Porque ese retorno a la más pesimista visión de Huxley, se me antoja el trasunto perfecto de la actual sociedad a todas esas gentes de quien los evangelios advierten que con sus labios y actos honran al Señor pero que sus corazones están muy lejos de Él. Y me pregunto, no sé si cándidamente, ¿es que nadie se aflige ante el cuarto de millón de seres que son asesinados cada año en nuestro país? ¿Es que nadie se rebela por los miles de ancianos, enfermos e indigentes a quienes se les niega asistencia simplemente por resultar muy gravosos para la sanidad pública o hasta para su propia familia? ¿Tan natural parece bendecir con leyes lo que por la naturaleza está condenado? ¿Hasta cuándo habremos de tolerar la persecución constante de tus seguidores, Señor, o esas obsesivas represiones que menosprecian el más hermoso canto jamás escrito, el Padre Nuestro? ¿Tan oneroso resulta combatir por la paz y la concordia en lugar de hostigarla y cuestionarla? ¿Es que nadie, en fin, se percata de que no es Dios quien nos ha abandonado -nos prometió que estaría con nosotros hasta el fin de los tiempos-, sino nosotros los que nos hemos consagrado a otros dioses?
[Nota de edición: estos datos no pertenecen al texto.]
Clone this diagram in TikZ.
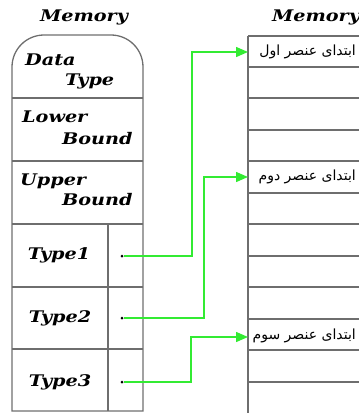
\documentclass[tikz,border=0pt]{standalone}
\usepackage{fontspec}
\usetikzlibrary{arrows.meta}
\newfontfamily\enfont[FakeStretch=1.2]{DejaVu Serif}
\newfontfamily\arabicfont[Script=Arabic]{DejaVu Sans}
\TeXXeTstate=1
\definecolor{linegray}{RGB}{110,110,110}
\definecolor{arrowgreen}{RGB}{50,235,50}
\begin{document}
\begin{tikzpicture}[x=1pt,y=-1pt,
  cell/.style={draw=linegray,line width=1.3pt},
  lbl/.style={font=\enfont\bfseries\itshape\fontsize{16}{16}\selectfont,inner sep=0pt},
  fa/.style={font=\arabicfont\fontsize{14}{14}\selectfont,inner sep=0pt},
  conn/.style={draw=arrowgreen,line width=1.4pt,-{Triangle[length=12pt,width=10pt]}},
  dot/.style={circle,fill=black,inner sep=0pt,minimum size=3pt}]
\useasboundingbox (0,0) rectangle (359,413);
% left block
\draw[cell] (12,411) -- (12,67) arc[start angle=180,end angle=270,radius=32] -- (111,35) arc[start angle=270,end angle=360,radius=32] -- (143,411) -- cycle;
\foreach \y in {98,161,224,287,349} \draw[cell] (12,\y) -- (143,\y);
\draw[cell] (108,224) -- (108,411);
\node[lbl] (mem1) at (84,17) {Memory};
\node[lbl,anchor=base west] (dt1) at (25,65) {Data};
\node[lbl,anchor=base west] (dt2) at (65,85) {Type};
\node[lbl,anchor=base west] (lb1) at (22,122) {Lower};
\node[lbl,anchor=base west] (lb2) at (62,144) {Bound};
\node[lbl,anchor=base west] (ub1) at (20,185) {Upper};
\node[lbl,anchor=base west] (ub2) at (62,205) {Bound};
\node[lbl] (ty1) at (59,255) {Type1};
\node[lbl] (ty2) at (60,318) {Type2};
\node[lbl] (ty3) at (60,382) {Type3};
\node[dot] (d1) at (122,256) {};
\node[dot] (d2) at (122,318) {};
\node[dot] (d3) at (122,382) {};
% right block
\begin{scope}
\clip (0,0) rectangle (359,413);
\draw[cell] (248,413) -- (248,36);
\foreach \y in {36,67,98,130,161,193,224,256,287,319,350,382} \draw[cell] (248,\y) -- (370,\y);
\end{scope}
\node[lbl] (mem2) at (316,17) {Memory};
\node[fa,anchor=east] (e1) at (356,52) {\beginR ابتدای عنصر اول\endR};
\node[fa,anchor=east] (e2) at (356,177) {\beginR ابتدای عنصر دوم\endR};
\node[fa,anchor=east] (e3) at (356,336) {\beginR ابتدای عنصر سوم\endR};
\coordinate (t1) at (248,52);
\coordinate (t2) at (248,177);
\coordinate (t3) at (248,337);
\draw[conn] (d1) -- ++(70,0) |- (t1);
\draw[conn] (d2) -- ++(82,0) |- (t2);
\draw[conn] (d3) -- ++(69,0) |- (t3);
\end{tikzpicture}
\end{document}
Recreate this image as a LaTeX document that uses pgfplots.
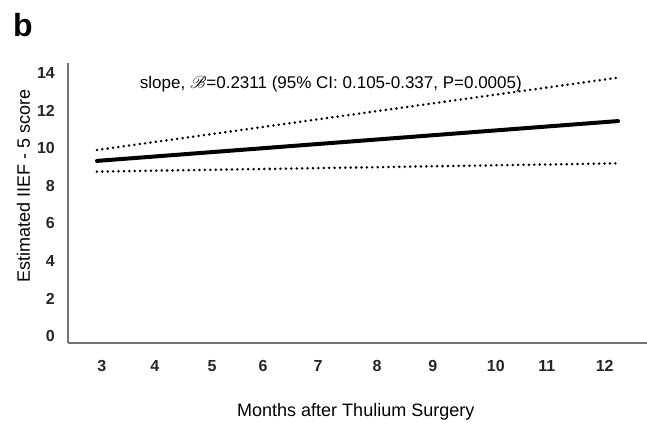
\documentclass[border=0pt]{standalone}
\usepackage{pgfplots}
\pgfplotsset{compat=1.18}
\usepackage{mathrsfs}
\usepackage{fontspec}
\setmainfont{Liberation Sans}

% estimated IIEF-5 score vs months: fit line and 95% CI bounds
\pgfplotstableread{
x   fit    lo    hi
3   9.33   8.76  9.91
12  11.45  9.20  13.76
}\fitdata

\begin{document}
\begin{tikzpicture}
\begin{axis}[
    at={(0,0)}, anchor=south west,
    scale only axis,
    width=579pt, height=280pt,
    xmin=2.5, xmax=12.5,
    ymin=-0.36, ymax=14.54,
    axis x line=bottom, axis y line=left,
    axis line style={-, draw=black!55, line width=1.3pt},
    x axis line style={-}, y axis line style={-},
    major tick length=0pt,
    xtick={3.086,4.00,4.99,5.87,6.82,7.84,8.80,9.89,10.77,11.77},
    xticklabels={3,4,5,6,7,8,9,10,11,12},
    ytick={0,2,4,6,8,10,12,14},
    /pgf/number format/assume math mode=true,
    ticklabel style={font=\fontsize{16}{19}\selectfont\bfseries, text=black!85},
    xticklabel style={anchor=center, yshift=-23pt},
    yticklabel style={anchor=east, inner sep=0pt, xshift=-13pt},
    xlabel={Months after Thulium Surgery},
    ylabel={Estimated IIEF - 5 score},
    every axis x label/.style={at={(axis description cs:0.497,0)}, anchor=base, yshift=-73pt, font=\fontsize{18}{21}\selectfont},
    every axis y label/.style={at={(axis description cs:-0.0769,0.561)}, anchor=center, rotate=90, font=\fontsize{18}{21}\selectfont},
    clip=false,
]
\addplot[black, line width=4pt, line cap=round] table[x=x, y=fit] {\fitdata};
\addplot[black, line width=2.8pt, line cap=round, dash pattern=on 0pt off 5.4pt] table[x=x, y=hi] {\fitdata};
\addplot[black, line width=2.8pt, line cap=round, dash pattern=on 0pt off 5.4pt] table[x=x, y=lo] {\fitdata};
\node[anchor=base, font=\fontsize{17}{20}\selectfont, inner sep=0pt] at (rel axis cs:0.454,0.908)
    {slope, $\mathscr{B}$=0.2311 (95\% CI: 0.105-0.337, P=0.0005)};
\end{axis}
\node[anchor=base west, inner sep=0pt, font=\fontsize{32}{36}\selectfont\bfseries] at (-55pt,306pt) {b};
\pgfresetboundingbox
\path[use as bounding box] (-68pt,-82pt) rectangle (579pt,343pt);
\end{tikzpicture}
\end{document}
Tan grave debió ser la inocentada que recibí aquel 28 de diciembre, tan hondo su estigma, que este año, Señor, no tengo respuestas para nada.
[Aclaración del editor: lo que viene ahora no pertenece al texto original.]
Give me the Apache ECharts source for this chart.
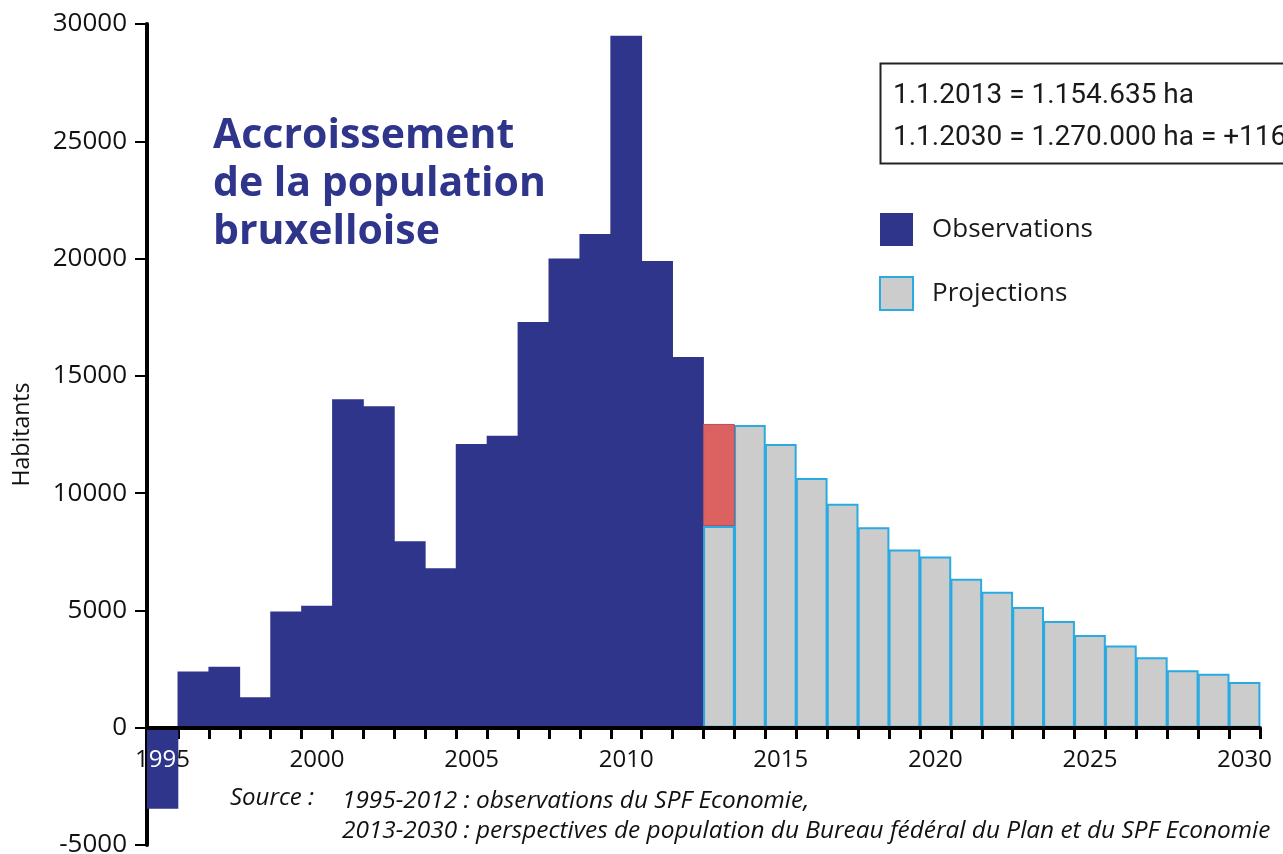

Pues aun habiendo sido tantas las estaciones a tu lado o tras de ti, tantas las enseñanzas recibidas, las emociones contenidas, las fuerzas renovadas, como para que omnia maneant, sin embargo, ¡tanto ha cambiado todo! Este año hube de quebrar la cincuentenaria costumbre de irte a buscar a tu casa -maldita inocentada-, y optar por encontrarte allí donde todo Tú te has transfigurado en un trozo de pan, allí donde apenas nadie te visita porque allí no hay cornetas, ni inciensos, ni innovación alguna porque todo se consumó para que todo pudiera comenzar. Por eso, si nihil est quod videtur permítanme congratularme de que ni mi conciencia ni mi religión sean las oficiales, sino la más personal e íntima que surge de una realidad angustiada ante la Esperanza y un deseo incontenible por vencer la fragilidad de la Fe.
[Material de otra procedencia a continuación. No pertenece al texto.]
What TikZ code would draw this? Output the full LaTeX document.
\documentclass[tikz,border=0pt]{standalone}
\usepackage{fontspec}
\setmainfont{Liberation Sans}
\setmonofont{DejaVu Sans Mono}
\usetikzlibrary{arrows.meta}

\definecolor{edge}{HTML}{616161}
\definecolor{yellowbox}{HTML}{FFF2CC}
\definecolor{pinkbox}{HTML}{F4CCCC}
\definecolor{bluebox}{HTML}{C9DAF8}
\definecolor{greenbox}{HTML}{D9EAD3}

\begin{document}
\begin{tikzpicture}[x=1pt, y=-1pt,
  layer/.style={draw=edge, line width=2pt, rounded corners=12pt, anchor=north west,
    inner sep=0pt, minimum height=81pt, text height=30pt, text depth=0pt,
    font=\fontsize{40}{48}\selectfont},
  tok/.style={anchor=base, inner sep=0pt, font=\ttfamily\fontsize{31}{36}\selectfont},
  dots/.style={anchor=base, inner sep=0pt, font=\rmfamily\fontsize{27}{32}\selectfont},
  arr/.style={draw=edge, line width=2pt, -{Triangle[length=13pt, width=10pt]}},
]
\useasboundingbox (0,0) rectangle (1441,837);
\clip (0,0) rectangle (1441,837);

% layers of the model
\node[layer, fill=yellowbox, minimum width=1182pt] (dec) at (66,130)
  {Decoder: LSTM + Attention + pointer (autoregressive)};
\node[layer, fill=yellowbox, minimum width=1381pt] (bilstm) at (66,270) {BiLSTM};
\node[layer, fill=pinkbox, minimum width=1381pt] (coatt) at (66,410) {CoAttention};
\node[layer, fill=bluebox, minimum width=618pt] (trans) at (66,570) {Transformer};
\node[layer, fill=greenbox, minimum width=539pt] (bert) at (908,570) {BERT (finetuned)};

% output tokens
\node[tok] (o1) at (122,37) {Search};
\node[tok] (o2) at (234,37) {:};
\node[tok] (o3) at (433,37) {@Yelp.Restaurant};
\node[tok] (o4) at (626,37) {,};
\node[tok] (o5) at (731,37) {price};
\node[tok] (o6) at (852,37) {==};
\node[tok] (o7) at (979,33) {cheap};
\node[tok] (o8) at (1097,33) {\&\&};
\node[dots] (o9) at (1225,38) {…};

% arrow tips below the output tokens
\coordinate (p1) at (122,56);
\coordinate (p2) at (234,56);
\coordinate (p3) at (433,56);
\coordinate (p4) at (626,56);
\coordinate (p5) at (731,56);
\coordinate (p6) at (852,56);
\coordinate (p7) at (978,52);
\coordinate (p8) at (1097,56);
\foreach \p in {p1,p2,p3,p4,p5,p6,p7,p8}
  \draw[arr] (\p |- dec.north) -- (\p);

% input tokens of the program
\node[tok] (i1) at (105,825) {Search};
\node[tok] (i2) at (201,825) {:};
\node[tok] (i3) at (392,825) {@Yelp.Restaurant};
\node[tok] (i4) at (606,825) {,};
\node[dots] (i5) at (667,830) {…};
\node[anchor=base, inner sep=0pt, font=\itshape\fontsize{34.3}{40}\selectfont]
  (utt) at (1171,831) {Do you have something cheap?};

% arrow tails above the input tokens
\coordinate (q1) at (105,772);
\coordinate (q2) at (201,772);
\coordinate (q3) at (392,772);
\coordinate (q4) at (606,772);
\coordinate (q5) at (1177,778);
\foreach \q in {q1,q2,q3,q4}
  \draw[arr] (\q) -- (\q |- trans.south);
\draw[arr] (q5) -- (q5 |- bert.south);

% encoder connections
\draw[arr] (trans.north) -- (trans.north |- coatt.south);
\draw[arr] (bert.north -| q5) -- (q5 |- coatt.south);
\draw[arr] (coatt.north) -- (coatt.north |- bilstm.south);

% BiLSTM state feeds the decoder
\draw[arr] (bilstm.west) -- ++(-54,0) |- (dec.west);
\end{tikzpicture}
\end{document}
Y de pronto lo vi, a mis espaldas, como si me llamara. Venía con vestimentas más ricas pero con esa expresión serena y compasiva, poderosa y dócil, que más allá de la imagen objeto de idolatría es el testimonio fiel de un Cristo vivo al que hoy muchos conceden únicamente el título del más ilustre protagonista de una ilusión milenaria. Habría podido hacer el esfuerzo de reconocerlo en los cientos de nazarenos que lo seguían o lo precedían, esa noche no había visto antes rostros, ni nombres, todos eran anónimos sin duda para su fortuna. Y es que tan corrosiva ha sido la huella zapaterista o kichista que invade buena parte de las parcelas sociales, culturales o seudorreligiosas, es decir, cofrades, que bien se entiende la admonición del maestro de Tarso de desconfiar de los que provocan divisiones en contra de la doctrina aprendida y huyamos de ellos, pues no sirven al Señor sino a su interés, y con discursos suaves y engañosos seducen los corazones de los incautos.
Salí del Templo Metropolitano auténticamente reconfortado y dispuesto a no mirar más hacia detrás; nada apenas había valido la pena. Por el contrario, con no menor contrición aprecié, casi diría que descubrí, todo lo que tengo. ¡Y es tantísimo! Así, con mi cuerpo mutilado pero redoblado con creces en mi ánimo, recordé el mensaje de ese nuevo apóstol que es Su Santidad Francisco: "Ser feliz no es tener un cielo sin tempestades, un camino sin accidentes, un trabajo sin cansancio, relación sin decepciones. Ser feliz es encontrar fuerza en el perdón, esperanza en las batallas, seguridad en el palco del miedo, amor en los desencuentros". Aquella noche que pudo haber sido amarga, de una inesperada desesperanza, resultó ser la noche del más decisivo encuentro. Por eso, por todo, hoy y siempre, Señor, fiat voluntas tua.